Details: Introduction and Overall Strategy

As promised, this post starts my detailed descriptions of my NHC XII experience, which I had no time to do (nor did I have net access) during the contest.
I am writing this a week after the NHC was over, based on my recollections about it.

There are 15 races a day.
Eight of these are Mandatory - all contestants must make a pick in these races.
Seven are Optional - you get to choose any race for that day from a list of 8 tracks.
Points are scored by the total Win and Place payoff of your pick, based on a $2 Win/Place bet.

In general, one does not win these contests by betting short odds horses. You mut be able to come up with several winning longshots.

My race strategy was to focus on the winner of the mandatory races.

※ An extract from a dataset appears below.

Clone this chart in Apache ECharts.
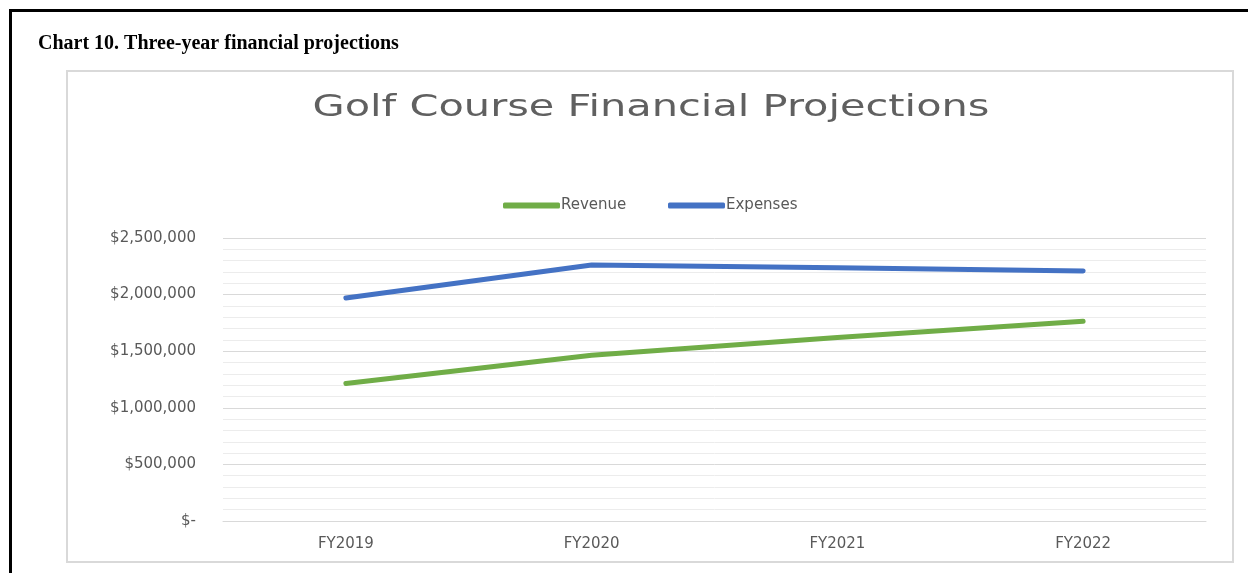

I looked for value also, but if I really felt a horse had an overwhelming win probability, I would pick that horse even if ut were short odds.

For optional races, I focused entirely on longer odds horses 5-1 or greater.
The optionals are where you have the chance to get a lot of points that othere may not get, since most of them will be playing other optional races for the most part.

(This strategy was not mine alone; I read about it in Noel Michaels' Handicapping Contest Handbook, and most of my competition uses it or something similar.)

I picked my optionals by just going through the list of available races, and choosing the ones that felt good, with the prior intent that they be ones where I was likely to select winning longshots. I also required that there be at least 10 horses entered in my optionals, because smaller fields deflate the odds.

My analysis strategy was two-fold, based on my life's work of combining left-brained logical information with right-brained intuitive information.

Firs, using standard handicapping methods (for me, mainly BRIS pace numbers, running styles vs. biases, BRIS speed figs and class ratings, trainer expertise, clocker reports, Racing Flow bias ratings) I rated each horse either A (highest), B, C or X (little chance).  I call this logical handicapping.

I also did an Associative Remote Viewing session for each race, rating each photo 0-7 on the Targ CR scale.
(If you are not familiar with ARV and how to predict horse races, here are some things to look at: Wagering with Remote Viewing; ARV Horse Racing Glossary; How I Qualified for the NHC .)
In addition, I assigned each horse a "yes" or "no" as to whether I had a good feeling about it or not, before I did any other analysis.
I call this method intuitive handicapping.

I did the ARV sessions earlier in the week before I came to Vegas.I assigned a letter to each race.
After I knew the mandatory races and chose the optionals, I assigned race letters to each. I do not believe that the order of doing this is important; the universe will figure it out such that I get winners given my positive intent to do so.  In fact I had the order one way first, then changed it for a reason I don't remember.

Once the race lineup was published and I chose the optionals, I analyzed each race.
Logically, the ABCX process given above; for the intuitive part, I had to judge all the ARV sessions. I started doing this for Optionals while still in VA. I continued it for Friday's races on Thursday after I got to Vegas, working until about 9 PM or so (which was about midnight VA time), then getting up at 3 AM to finish it up by 9 AM or so for Friday. My first optional was at 10:50 AM.
So it was an intense process.

I had to step back and let go of my tension about getting all this done on time, severl times. I was still more tense about the whole thing than I wanted to be, but the stepping-away-from-it times did help me relax a little.

My general feeling was of quiet confidence in the knowledge that I could win this. I was somewhat fearful of doing something wrong and picking the wrong horses. I looked forward to having fun and competing in a fun atmosphere.